Dal canto suo Shell si è difesa parlando di

atti di sabotaggio degli oleodotti e furti di petrolio greggio

sostenendo inoltre di aver già bonificato l’area interessata e di non dover corrispondere nulla per i danni causati alle uniche fonti di sostentamento della popolazione (che nell’intero delta del Niger è calcolata in ben 20 milioni di persone di differente etnia).

Da quando la Nigeria è divenuta uno dei maggiori esportatori di petrolio al mondo, la zona del delta del Niger (70mila chilometri quadrati), è al centro di numerose attività petrolifere operate da quasi tutte le compagnie mondiali (Eni compresa), che ogni giorno estraggono 2 milioni di barili di petrolio, causando perdite di gas naturale che generalmente si disperdono in atmosfera (la più grande dispersione di gas serra sul pianeta).

A causa della scarsa manutenzione delle condutture e delle fabbriche, Shell lascia disperdere decine di milioni di barili di petrolio nel Delta del Niger, con conseguenze disastrose per la popolazione locale e l’ambiente. Il gigante petrolifero anglo-olandese deve ora fermare il suo inquinamento, risarcendo il danno causato e prevenendo fuoriuscite di petrolio affinchè ciò non accada più

ha spiegato Geert Ritsema di Friends of the Earth.

Le perdite dagli oleodotti sono ingenti, aggravate spesso da veri e propri attacchi terroristici che mirano a destabilizzare una zona già fortemente militarizzata: l’ultimo evento, in ordine cronologico, occorso in tal senso è un’irruzione di poliziotti e militari in alcuni villaggi della comunità Ogoni della Nigeria del sud.

I militari avrebbero, secondo l’ong Environmental Rights Action, arrestato numerosi contadini (uomini, donne e bambini) che contestavano l’esproprio delle loro terre, circa 3000 ettari, e la vendita di queste ad una multinazionale messicana per la coltivazione di banane.

La popolazione ogoni è già stata fortemente colpita dallo sfruttamento indiscriminato delle risorse naturali: secondo un rapporto Onu del 2011 sarà impossibile rimediare all’inquinamento dei terreni e delle fonti d’acqua, causato da Royal Dutch Shell e National Petroleum Corporation, prima di 30 anni.

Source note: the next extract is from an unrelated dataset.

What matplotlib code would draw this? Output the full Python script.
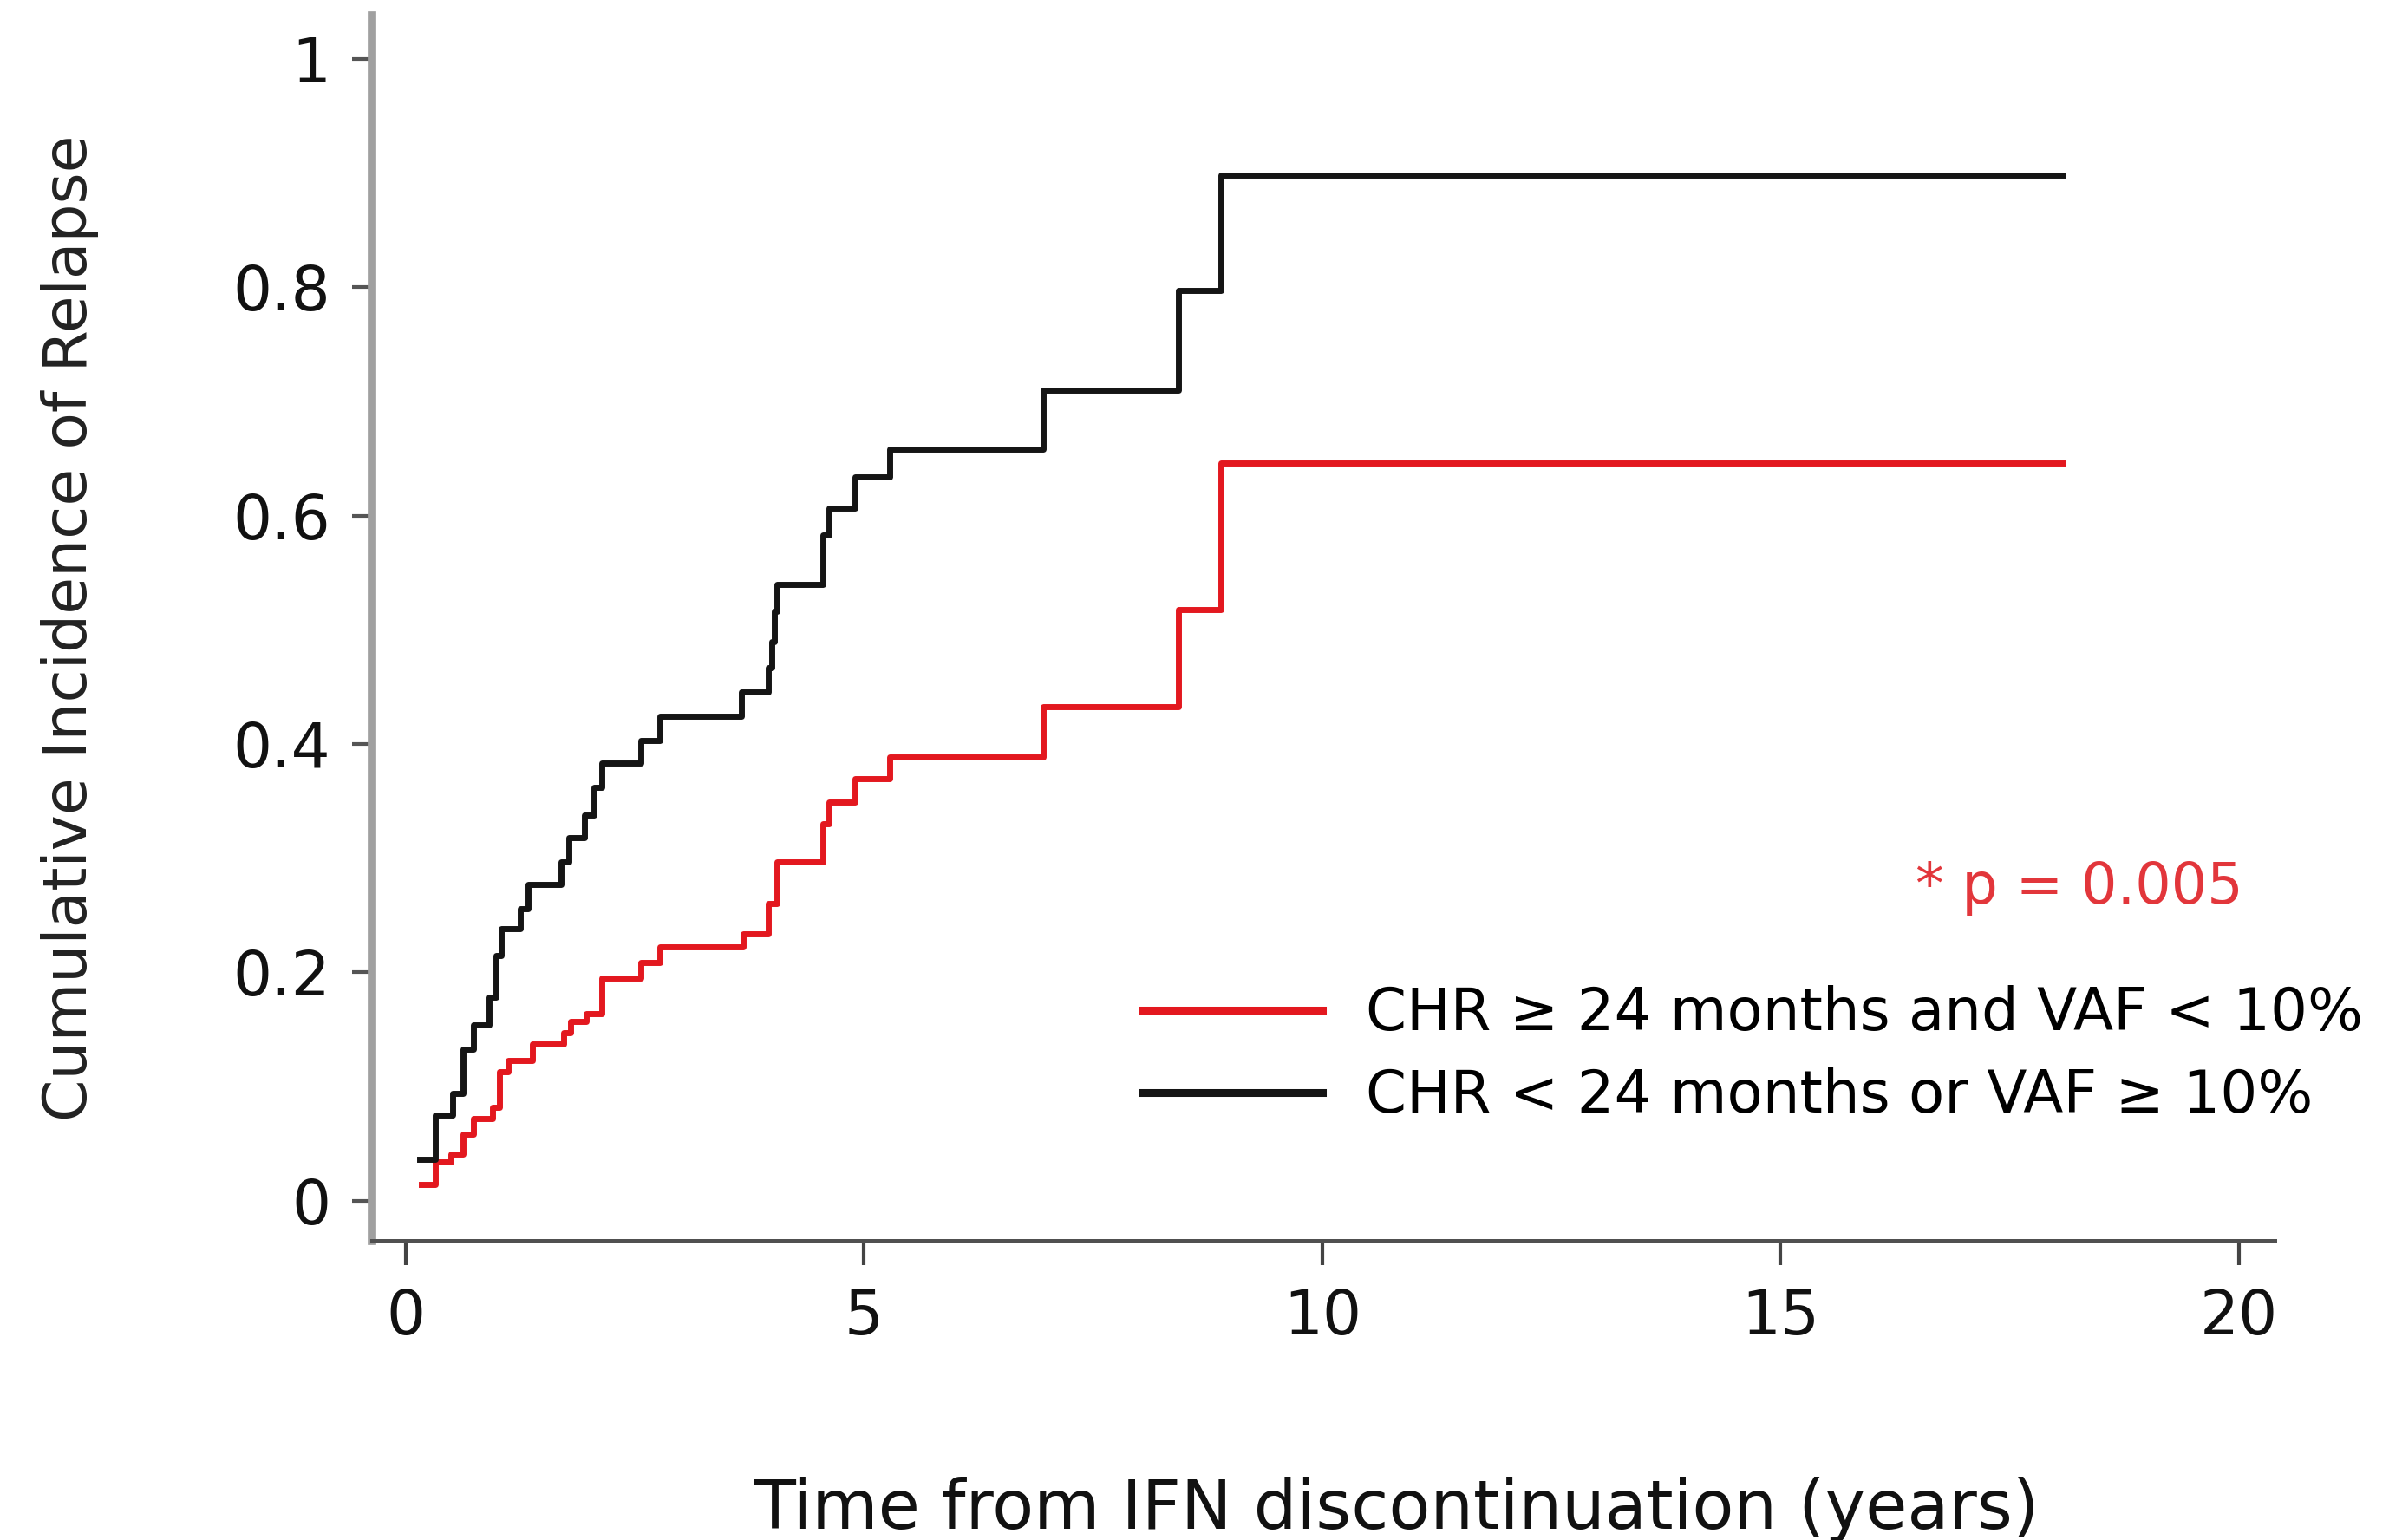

La sentenza di mercoledì si inserisce in questo critico e delicatissimo contesto: se da un lato la questione delle responsabilità legate ai disastri ambientali è di interesse internazionale, ci sono numerosi aspetti socio-culturali locali decisamente più complessi da analizzare:

I nigeriani hanno il diritto di citare in giudizio Shell in Olanda per ottenere giustizia. Nel frattempo Shell utilizza la minaccia di azioni legali per tentare di mettere a tacere proteste legittime, come le recenti rimostranze di Greenpeace contro la Shell in Europa. Inquinano impunemente, distruggono i mezzi di sussistenza e soffocano il dissenso. Questo è deplorevole

ha spiegato Nnimmo Bassey, presidente di Friends of the Earth.